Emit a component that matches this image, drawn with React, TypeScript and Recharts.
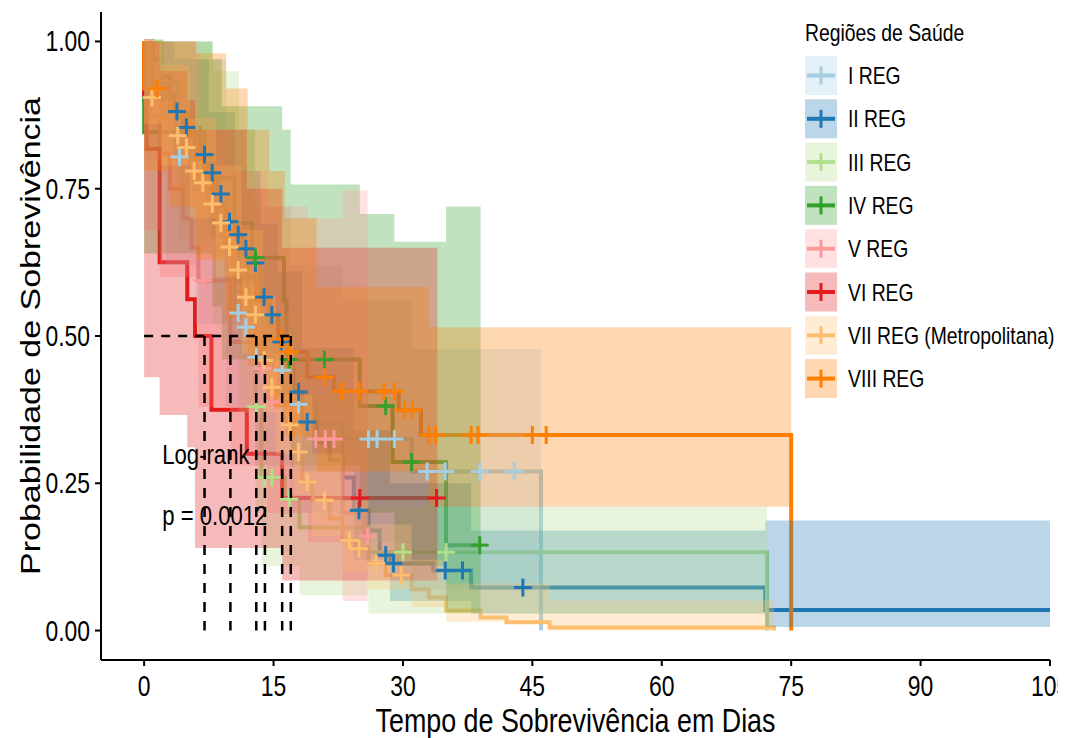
import {
  ComposedChart, Line, Area, Scatter, XAxis, YAxis, ReferenceLine, ReferenceDot, Legend,
} from "recharts";

// R output was squeezed horizontally, so text gets a scaleX
const SQ = 0.79;
const FONT = "'Liberation Sans', Arial, sans-serif";

const NAMES = ["I REG", "II REG", "III REG", "IV REG", "V REG", "VI REG", "VII REG (Metropolitana)", "VIII REG"];
const COLORS = ["#A6CEE3", "#1F78B4", "#B2DF8A", "#33A02C", "#FB9A99", "#E31A1C", "#FDBF6F", "#FF7F00"];

const X_TICKS = [0, 15, 30, 45, 60, 75, 90, 105];
const Y_TICKS = [0, 0.25, 0.5, 0.75, 1];
const MEDIANS = [7, 10, 13, 14, 16, 17];

// I REG
const I_T = [0, 1, 2.5, 3.5, 6, 8, 9.5, 10.5, 11.5, 12.8, 15, 17, 20, 23, 31, 46];
const I_S = [1, 0.93, 0.87, 0.804, 0.75, 0.67, 0.6, 0.539, 0.515, 0.464, 0.442, 0.384, 0.35, 0.325, 0.27, 0];
const I_BT = [0, 2.5, 6, 9.5, 12.8, 17, 23, 31, 46];
const I_LO = [0.8, 0.62, 0.52, 0.38, 0.28, 0.2, 0.15, 0.07, 0.07];
const I_HI = [1, 1, 0.97, 0.85, 0.72, 0.62, 0.56, 0.478, 0.478];
const I_CT = [4.1, 10.9, 11.8, 13, 16, 17.9, 26, 27, 29, 32.8, 34.9, 38.9, 42.9];
const I_CS = [0.804, 0.539, 0.515, 0.464, 0.442, 0.384, 0.325, 0.325, 0.325, 0.27, 0.27, 0.27, 0.27];

// II REG
const II_T = [0, 1, 2, 3, 3.5, 4.5, 6.5, 7.5, 8.5, 9.5, 10.5, 11.5, 12.5, 13.5, 14.5, 15.5, 16.5, 17.3, 18.3, 20, 21.5, 23, 24.3, 26, 27.3, 28.5, 33.5, 37.9, 72, 105];
const II_S = [1, 0.97, 0.94, 0.91, 0.881, 0.854, 0.808, 0.777, 0.741, 0.694, 0.672, 0.648, 0.624, 0.566, 0.536, 0.49, 0.45, 0.405, 0.354, 0.32, 0.29, 0.26, 0.204, 0.17, 0.128, 0.114, 0.102, 0.073, 0.035, 0.035];
const II_BT = [0, 3.5, 7.5, 10.5, 13.5, 15.5, 18.3, 24.3, 28.5, 37.9, 72, 105];
const II_LO = [0.9, 0.8, 0.69, 0.59, 0.47, 0.4, 0.27, 0.12, 0.05, 0.029, 0.006, 0.006];
const II_HI = [1, 0.97, 0.88, 0.78, 0.69, 0.61, 0.48, 0.34, 0.25, 0.17, 0.187, 0.187];
const II_CT = [3.8, 4.9, 7, 7.9, 8.9, 9.9, 10.9, 11.8, 12.9, 13.9, 14.8, 15.9, 17.9, 18.9, 24.9, 28, 28.9, 34.9, 36.9, 43.9];
const II_CS = [0.881, 0.854, 0.808, 0.777, 0.741, 0.694, 0.672, 0.648, 0.624, 0.566, 0.536, 0.49, 0.405, 0.354, 0.204, 0.128, 0.114, 0.102, 0.102, 0.073];

// III REG
const III_T = [0, 2, 4, 6, 8, 9.5, 11, 12, 12.9, 13.6, 16.3, 18, 26, 72.2];
const III_S = [1, 0.93, 0.87, 0.8, 0.74, 0.68, 0.6, 0.54, 0.38, 0.26, 0.223, 0.175, 0.133, 0];
const III_BT = [0, 4, 8, 11, 12.9, 13.6, 18, 26, 72.2];
const III_LO = [0.82, 0.66, 0.52, 0.37, 0.2, 0.11, 0.06, 0.029, 0.029];
const III_HI = [1, 1, 0.95, 0.85, 0.68, 0.54, 0.4, 0.21, 0.21];
const III_CT = [13, 13.9, 14.8, 16.8, 30, 35];
const III_CS = [0.38, 0.26, 0.26, 0.223, 0.133, 0.133];

// IV REG
const IV_T = [0, 0, 7, 10.5, 12.5, 16.2, 16.5, 25, 28.8, 35, 39];
const IV_S = [1, 0.846, 0.769, 0.692, 0.633, 0.56, 0.46, 0.381, 0.286, 0.145, 0.145];
const IV_BT = [0, 7.9, 9, 16, 17, 25, 29, 35, 39];
const IV_LO = [0.64, 0.55, 0.46, 0.38, 0.28, 0.2, 0.11, 0.03, 0.03];
const IV_HI = [1, 0.97, 0.89, 0.85, 0.757, 0.707, 0.66, 0.72, 0.72];
const IV_CT = [12.9, 16.8, 20.9, 28, 31, 38.9];
const IV_CS = [0.633, 0.46, 0.46, 0.381, 0.286, 0.145];

// V REG
const V_T = [0, 0.8, 1.8, 3, 4.5, 5.5, 6.3, 10, 13.3, 14.3, 17, 19, 23, 25.5, 25.9];
const V_S = [1, 0.875, 0.81, 0.75, 0.7, 0.65, 0.594, 0.49, 0.445, 0.388, 0.35, 0.325, 0.2, 0.16, 0.16];
const V_BT = [0, 1.8, 6.3, 10, 14.3, 19, 23, 25.9];
const V_LO = [0.68, 0.6, 0.38, 0.28, 0.2, 0.15, 0.05, 0.05];
const V_HI = [1, 1, 0.85, 0.78, 0.72, 0.7, 0.747, 0.747];
const V_CT = [6.8, 13.7, 14.8, 19.9, 21, 22, 25.9];
const V_CS = [0.594, 0.445, 0.388, 0.325, 0.325, 0.325, 0.16];

// VI REG
const VI_T = [0, 0, 0.3, 1.8, 5, 5.9, 7.8, 11.9, 16, 34];
const VI_S = [1, 0.909, 0.818, 0.625, 0.5625, 0.5, 0.375, 0.3, 0.225, 0.225];
const VI_BT = [0, 1.8, 5, 5.9, 11.9, 16, 34];
const VI_LO = [0.43, 0.366, 0.311, 0.14, 0.14, 0.085, 0.085];
const VI_HI = [1, 0.95, 0.9, 0.85, 0.75, 0.65, 0.65];
const VI_CT = [25, 33.9];
const VI_CS = [0.225, 0.225];

// VII REG (Metropolitana)
const VII_T = [0, 0.3, 0.7, 2, 3, 4.5, 5.3, 6.3, 7.3, 8.3, 9.3, 10.3, 11.3, 12.3, 13, 13.8, 14.3, 15.3, 16.3, 17.3, 18.3, 19.5, 21.5, 23, 24.5, 26, 28, 31, 33, 35, 39, 42, 47, 73];
const VII_S = [1, 0.95, 0.905, 0.87, 0.84, 0.82, 0.78, 0.76, 0.724, 0.692, 0.651, 0.612, 0.566, 0.536, 0.505, 0.459, 0.413, 0.38, 0.349, 0.303, 0.252, 0.221, 0.19, 0.153, 0.139, 0.114, 0.094, 0.07, 0.056, 0.034, 0.022, 0.014, 0.005, 0];
const VII_BT = [0, 2, 5.3, 8.3, 11.3, 13.8, 15.3, 17.3, 19.5, 23, 26, 31, 35, 47, 73];
const VII_LO = [0.86, 0.79, 0.7, 0.6, 0.47, 0.37, 0.3, 0.23, 0.16, 0.1, 0.07, 0.04, 0.015, 0, 0];
const VII_HI = [1, 0.96, 0.87, 0.79, 0.68, 0.57, 0.49, 0.4, 0.3, 0.22, 0.18, 0.12, 0.08, 0.051, 0.048];
const VII_CT = [0.9, 3.9, 4.9, 5.8, 6.8, 7.9, 8.9, 9.9, 10.9, 11.8, 12.9, 13.9, 14.8, 16.9, 17.9, 18.9, 20.9, 23.8, 24.9, 26.9, 29.8];
const VII_CS = [0.905, 0.84, 0.82, 0.78, 0.76, 0.724, 0.692, 0.651, 0.612, 0.566, 0.536, 0.459, 0.413, 0.349, 0.303, 0.252, 0.221, 0.153, 0.139, 0.114, 0.094];

// VIII REG
const VIII_T = [0, 0, 3, 5, 6, 7, 8, 9.5, 11, 12, 13, 14.5, 15.5, 16.3, 18.9, 22, 29.5, 32.1, 75];
const VIII_S = [1, 0.92, 0.88, 0.84, 0.8, 0.76, 0.72, 0.68, 0.64, 0.6, 0.56, 0.52, 0.495, 0.473, 0.43, 0.406, 0.374, 0.332, 0];
const VIII_BT = [0, 3, 6, 9.5, 12, 14.5, 16.3, 20, 33, 75];
const VIII_LO = [0.78, 0.72, 0.63, 0.53, 0.45, 0.38, 0.33, 0.27, 0.21, 0.21];
const VIII_HI = [1, 1, 0.98, 0.92, 0.85, 0.78, 0.7, 0.583, 0.515, 0.515];
const VIII_CT = [1.5, 15.9, 16.8, 20.9, 22.9, 24.9, 27.8, 29, 30.2, 31.1, 33, 33.8, 37.9, 38.7, 45, 46.6];
const VIII_CS = [0.92, 0.495, 0.473, 0.43, 0.406, 0.406, 0.406, 0.406, 0.374, 0.374, 0.332, 0.332, 0.332, 0.332, 0.332, 0.332];

const GROUPS = [
  [I_T, I_S, I_BT, I_LO, I_HI, I_CT, I_CS],
  [II_T, II_S, II_BT, II_LO, II_HI, II_CT, II_CS],
  [III_T, III_S, III_BT, III_LO, III_HI, III_CT, III_CS],
  [IV_T, IV_S, IV_BT, IV_LO, IV_HI, IV_CT, IV_CS],
  [V_T, V_S, V_BT, V_LO, V_HI, V_CT, V_CS],
  [VI_T, VI_S, VI_BT, VI_LO, VI_HI, VI_CT, VI_CS],
  [VII_T, VII_S, VII_BT, VII_LO, VII_HI, VII_CT, VII_CS],
  [VIII_T, VIII_S, VIII_BT, VIII_LO, VIII_HI, VIII_CT, VIII_CS],
].map(([t, s, bt, lo, hi, ct, cs], i) => ({
  name: NAMES[i],
  color: COLORS[i],
  curve: t.map((x, j) => ({ t: x, s: s[j] })),
  band: bt.map((x, j) => ({ t: x, r: [lo[j], hi[j]] })),
  cens: ct.map((x, j) => ({ t: x, s: cs[j] })),
}));

function sq(x: number, y: number, extra = "") {
  return `translate(${x},${y}) scale(${SQ},1)${extra}`;
}

function Plus(props: any) {
  const { cx, cy, color } = props;
  if (cx == null || cy == null) return null;
  return (
    <g stroke={color} strokeWidth={3}>
      <line x1={cx - 9} x2={cx + 9} y1={cy} y2={cy} />
      <line x1={cx} x2={cx} y1={cy - 9} y2={cy + 9} />
    </g>
  );
}

function XTick(props: any) {
  const { x, y, payload } = props;
  return (
    <text transform={sq(x, y + 30)} textAnchor="middle" fontSize={29} fontFamily={FONT} fill="#000">
      {payload.value}
    </text>
  );
}

function YTick(props: any) {
  const { x, y, payload } = props;
  return (
    <text transform={sq(x - 5, y + 10)} textAnchor="end" fontSize={29} fontFamily={FONT} fill="#000">
      {Number(payload.value).toFixed(2)}
    </text>
  );
}

function XTitle(props: any) {
  const vb = props.viewBox;
  return (
    <text transform={sq(vb.x + vb.width / 2, vb.y + 72)} textAnchor="middle" fontSize={34} fontFamily={FONT} fill="#000">
      Tempo de Sobrevivência em Dias
    </text>
  );
}

function YTitle(props: any) {
  const vb = props.viewBox;
  return (
    <text transform={sq(32, vb.y + vb.height / 2, " rotate(-90)")} textAnchor="middle" fontSize={34} fontFamily={FONT} fill="#000">
      Probabilidade de Sobrevivência
    </text>
  );
}

function DotText(props: any) {
  const vb = props.viewBox;
  return (
    <text transform={sq(vb.x, vb.y)} fontSize={28} fontFamily={FONT} fill="#000">
      {props.text}
    </text>
  );
}

function LegendBox() {
  return (
    <svg width={266} height={400} style={{ display: "block" }}>
      <text transform={sq(5, 31)} fontSize={24.5} fontFamily={FONT} fill="#000">Regiões de Saúde</text>
      {NAMES.map((n, i) => {
        const y0 = 46 + i * 43.3;
        const yc = y0 + 19.5;
        return (
          <g key={n}>
            <rect x={5} y={y0} width={32} height={39} fill={COLORS[i]} fillOpacity={0.3} />
            <line x1={7} x2={35} y1={yc} y2={yc} stroke={COLORS[i]} strokeWidth={4} />
            <line x1={21} x2={21} y1={yc - 9} y2={yc + 9} stroke={COLORS[i]} strokeWidth={3} />
            <text transform={sq(48, yc + 8.5)} fontSize={24.5} fontFamily={FONT} fill="#000">{n}</text>
          </g>
        );
      })}
    </svg>
  );
}

export default function App() {
  return (
    <div style={{ width: 1058, height: 730 }}>
      <ComposedChart width={1058} height={730} margin={{ top: 4, right: 16, bottom: 0, left: 0 }}>
        <XAxis
          dataKey="t"
          type="number"
          domain={[-5, 105]}
          ticks={X_TICKS}
          allowDataOverflow
          height={78}
          tickSize={6}
          tickMargin={0}
          axisLine={{ stroke: "#000", strokeWidth: 2 }}
          tickLine={{ stroke: "#000", strokeWidth: 2 }}
          tick={<XTick />}
          label={<XTitle />}
        />
        <YAxis
          type="number"
          domain={[-0.05, 1.05]}
          ticks={Y_TICKS}
          allowDataOverflow
          width={93}
          tickSize={6}
          tickMargin={0}
          axisLine={{ stroke: "#000", strokeWidth: 2 }}
          tickLine={{ stroke: "#000", strokeWidth: 2 }}
          tick={<YTick />}
          label={<YTitle />}
        />
        {GROUPS.map((g) => (
          <Line
            key={"l" + g.name}
            data={g.curve}
            dataKey="s"
            type="stepAfter"
            stroke={g.color}
            strokeWidth={4}
            dot={false}
            activeDot={false}
            isAnimationActive={false}
            zIndex={90}
          />
        ))}
        {GROUPS.map((g) => (
          <Area
            key={"a" + g.name}
            data={g.band}
            dataKey="r"
            type="stepAfter"
            stroke="none"
            fill={g.color}
            fillOpacity={0.3}
            dot={false}
            activeDot={false}
            isAnimationActive={false}
            zIndex={100}
          />
        ))}
        {GROUPS.map((g) => (
          <Scatter
            key={"c" + g.name}
            data={g.cens}
            dataKey="s"
            shape={(p: any) => <Plus {...p} color={g.color} />}
            isAnimationActive={false}
            zIndex={600}
          />
        ))}
        <ReferenceLine
          segment={[{ x: 0, y: 0.5 }, { x: 17, y: 0.5 }]}
          stroke="#000"
          strokeWidth={2.5}
          strokeDasharray="9 8"
          zIndex={700}
        />
        {MEDIANS.map((m) => (
          <ReferenceLine
            key={"m" + m}
            segment={[{ x: m, y: 0.5 }, { x: m, y: 0 }]}
            stroke="#000"
            strokeWidth={2.5}
            strokeDasharray="10 9"
            zIndex={700}
          />
        ))}
        <ReferenceDot x={2.1} y={0.282} r={0} fill="none" stroke="none" zIndex={700} label={<DotText text="Log-rank" />} />
        <ReferenceDot x={2.1} y={0.179} r={0} fill="none" stroke="none" zIndex={700} label={<DotText text="p = 0.0012" />} />
        <Legend
          layout="vertical"
          align="center"
          verticalAlign="middle"
          content={() => <LegendBox />}
          wrapperStyle={{ position: "absolute", left: 792, top: 2, width: 266, height: 400 }}
        />
      </ComposedChart>
    </div>
  );
}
□ □ □
§ Job: From the opening line of the listing above through the line bearing "const MEDIANS = [7, 10, 13, 14, 16, 17];", repeat each line exactly. Drop every picture.

§ Task answer:
Emit a component that matches this image, drawn with React, TypeScript and Recharts.
import {
  ComposedChart, Line, Area, Scatter, XAxis, YAxis, ReferenceLine, ReferenceDot, Legend,
} from "recharts";

// R output was squeezed horizontally, so text gets a scaleX
const SQ = 0.79;
const FONT = "'Liberation Sans', Arial, sans-serif";

const NAMES = ["I REG", "II REG", "III REG", "IV REG", "V REG", "VI REG", "VII REG (Metropolitana)", "VIII REG"];
const COLORS = ["#A6CEE3", "#1F78B4", "#B2DF8A", "#33A02C", "#FB9A99", "#E31A1C", "#FDBF6F", "#FF7F00"];

const X_TICKS = [0, 15, 30, 45, 60, 75, 90, 105];
const Y_TICKS = [0, 0.25, 0.5, 0.75, 1];
const MEDIANS = [7, 10, 13, 14, 16, 17];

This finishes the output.